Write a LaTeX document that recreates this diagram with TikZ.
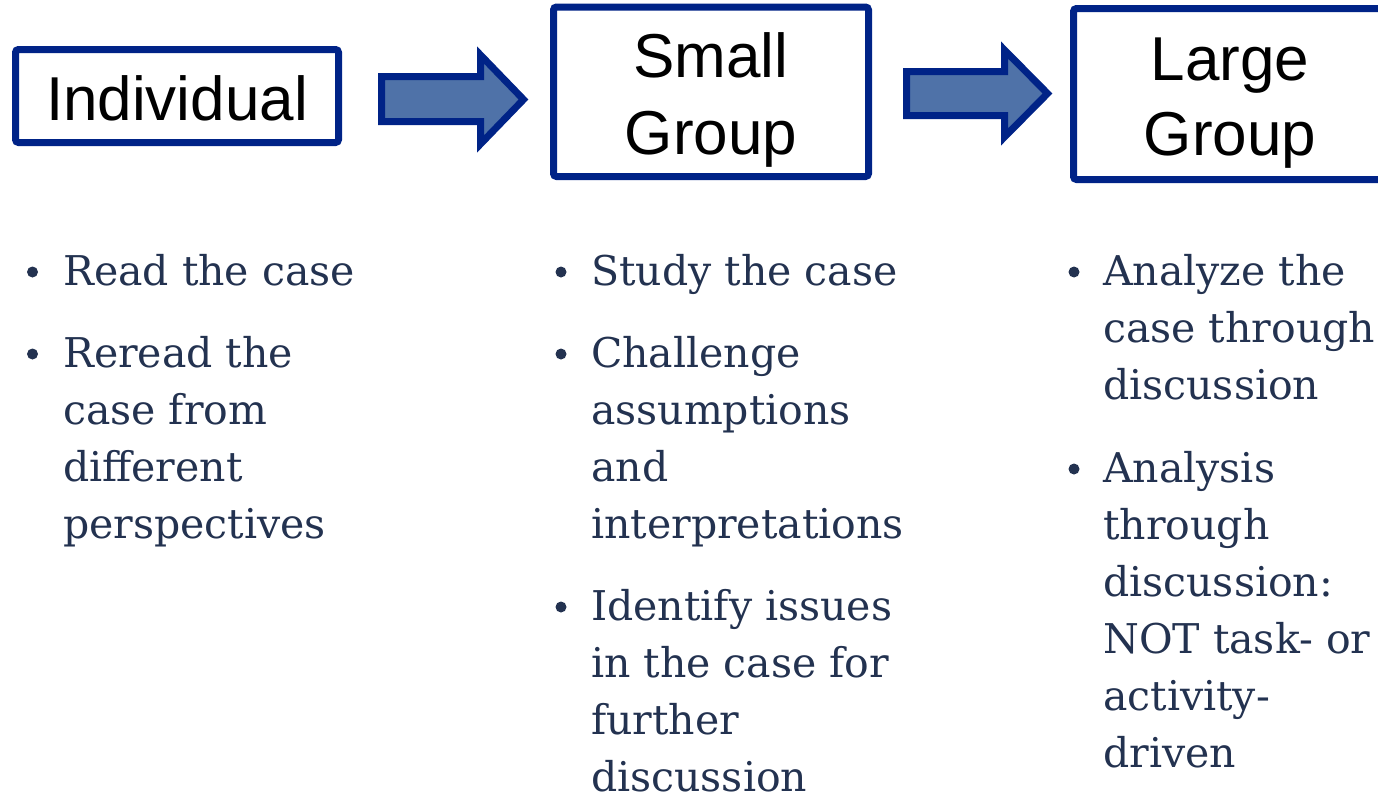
\documentclass[tikz,border=0pt]{standalone}
\usepackage{fontspec}
\setmainfont{DejaVu Serif}
\newfontfamily\headfont{Liberation Sans}
\definecolor{boxblue}{RGB}{0,35,135}
\definecolor{arrowfill}{RGB}{79,114,168}
\definecolor{bodycol}{RGB}{35,50,80}
\begin{document}
\begin{tikzpicture}[x=1pt,y=-1pt,
  stagebox/.style={draw=boxblue, line width=7pt, rounded corners=3pt, fill=white, inner sep=0pt},
  headtext/.style={font=\headfont\fontsize{62}{75}\selectfont, text=black, inner sep=0pt, anchor=base},
  bodytext/.style={font=\fontsize{41}{57}\selectfont, text=bodycol, inner sep=0pt, align=left, anchor=base west},
  blockarrow/.style={draw=boxblue, line width=7pt, fill=arrowfill, line join=miter},
  bulletdot/.style={fill=bodycol}
]
\useasboundingbox (0,0) rectangle (1378,798);
\clip (0,0) rectangle (1378,798);

% stage boxes
\node[stagebox, minimum width=323pt, minimum height=93pt] (ind) at (177,96) {};
\node[stagebox, minimum width=315pt, minimum height=169.5pt] (small) at (711,91.75) {};
\node[stagebox, minimum width=313pt, minimum height=171pt] (large) at (1230,94) {};

% headers
\node[headtext] (indt) at (177,120) {Individual};
\node[headtext] (smallt1) at (711,77) {Small};
\node[headtext] (smallt2) at (711,154) {Group};
\node[headtext] (larget1) at (1230,80) {Large};
\node[headtext] (larget2) at (1230,155) {Group};

% block arrows
\draw[blockarrow] (381.5,76.5) -- (480.5,76.5) -- (480.5,55) -- (523.5,99.5)
  -- (480.5,144) -- (480.5,121.5) -- (381.5,121.5) -- cycle;
\draw[blockarrow] (906.5,71.5) -- (1004.5,71.5) -- (1004.5,50) -- (1047.5,93.5)
  -- (1004.5,137) -- (1004.5,115.5) -- (906.5,115.5) -- cycle;

% bullet lists (anchored at the baseline of their last line)
\node[bodytext] (col1) at (63,538) {Read the case\\[25pt]Reread the\\case from\\different\\perspectives};
\node[bodytext] (col2) at (591,791) {Study the case\\[25pt]Challenge\\assumptions\\and\\interpretations\\[25pt]Identify issues\\in the case for\\further\\discussion};
\node[bodytext] (col3) at (1103,767) {Analyze the\\case through\\discussion\\[26pt]Analysis\\through\\discussion:\\NOT task- or\\activity-\\driven};

% bullets
\fill[bulletdot] (32.5,272) circle (5.5pt);
\fill[bulletdot] (32.5,354) circle (5.5pt);
\fill[bulletdot] (561,272) circle (5.5pt);
\fill[bulletdot] (561,354) circle (5.5pt);
\fill[bulletdot] (561,607) circle (5.5pt);
\fill[bulletdot] (1074,272) circle (5.5pt);
\fill[bulletdot] (1074,469) circle (5.5pt);
\end{tikzpicture}
\end{document}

######

[EXERCISE REQUIREMENTS]
Leave out the pictures and print every line of the data exactly.

[TASK ANSWER]
Write a LaTeX document that recreates this diagram with TikZ.
\documentclass[tikz,border=0pt]{standalone}
\usepackage{fontspec}
\setmainfont{DejaVu Serif}
\newfontfamily\headfont{Liberation Sans}
\definecolor{boxblue}{RGB}{0,35,135}
\definecolor{arrowfill}{RGB}{79,114,168}
\definecolor{bodycol}{RGB}{35,50,80}
\begin{document}
\begin{tikzpicture}[x=1pt,y=-1pt,
  stagebox/.style={draw=boxblue, line width=7pt, rounded corners=3pt, fill=white, inner sep=0pt},
  headtext/.style={font=\headfont\fontsize{62}{75}\selectfont, text=black, inner sep=0pt, anchor=base},
  bodytext/.style={font=\fontsize{41}{57}\selectfont, text=bodycol, inner sep=0pt, align=left, anchor=base west},
  blockarrow/.style={draw=boxblue, line width=7pt, fill=arrowfill, line join=miter},
  bulletdot/.style={fill=bodycol}
]
\useasboundingbox (0,0) rectangle (1378,798);
\clip (0,0) rectangle (1378,798);

% stage boxes
\node[stagebox, minimum width=323pt, minimum height=93pt] (ind) at (177,96) {};
\node[stagebox, minimum width=315pt, minimum height=169.5pt] (small) at (711,91.75) {};
\node[stagebox, minimum width=313pt, minimum height=171pt] (large) at (1230,94) {};

% headers
\node[headtext] (indt) at (177,120) {Individual};
\node[headtext] (smallt1) at (711,77) {Small};
\node[headtext] (smallt2) at (711,154) {Group};
\node[headtext] (larget1) at (1230,80) {Large};
\node[headtext] (larget2) at (1230,155) {Group};

% block arrows
\draw[blockarrow] (381.5,76.5) -- (480.5,76.5) -- (480.5,55) -- (523.5,99.5)
  -- (480.5,144) -- (480.5,121.5) -- (381.5,121.5) -- cycle;
\draw[blockarrow] (906.5,71.5) -- (1004.5,71.5) -- (1004.5,50) -- (1047.5,93.5)
  -- (1004.5,137) -- (1004.5,115.5) -- (906.5,115.5) -- cycle;

% bullet lists (anchored at the baseline of their last line)
\node[bodytext] (col1) at (63,538) {Read the case\\[25pt]Reread the\\case from\\different\\perspectives};
\node[bodytext] (col2) at (591,791) {Study the case\\[25pt]Challenge\\assumptions\\and\\interpretations\\[25pt]Identify issues\\in the case for\\further\\discussion};
\node[bodytext] (col3) at (1103,767) {Analyze the\\case through\\discussion\\[26pt]Analysis\\through\\discussion:\\NOT task- or\\activity-\\driven};

% bullets
\fill[bulletdot] (32.5,272) circle (5.5pt);
\fill[bulletdot] (32.5,354) circle (5.5pt);
\fill[bulletdot] (561,272) circle (5.5pt);
\fill[bulletdot] (561,354) circle (5.5pt);
\fill[bulletdot] (561,607) circle (5.5pt);
\fill[bulletdot] (1074,272) circle (5.5pt);
\fill[bulletdot] (1074,469) circle (5.5pt);
\end{tikzpicture}
\end{document}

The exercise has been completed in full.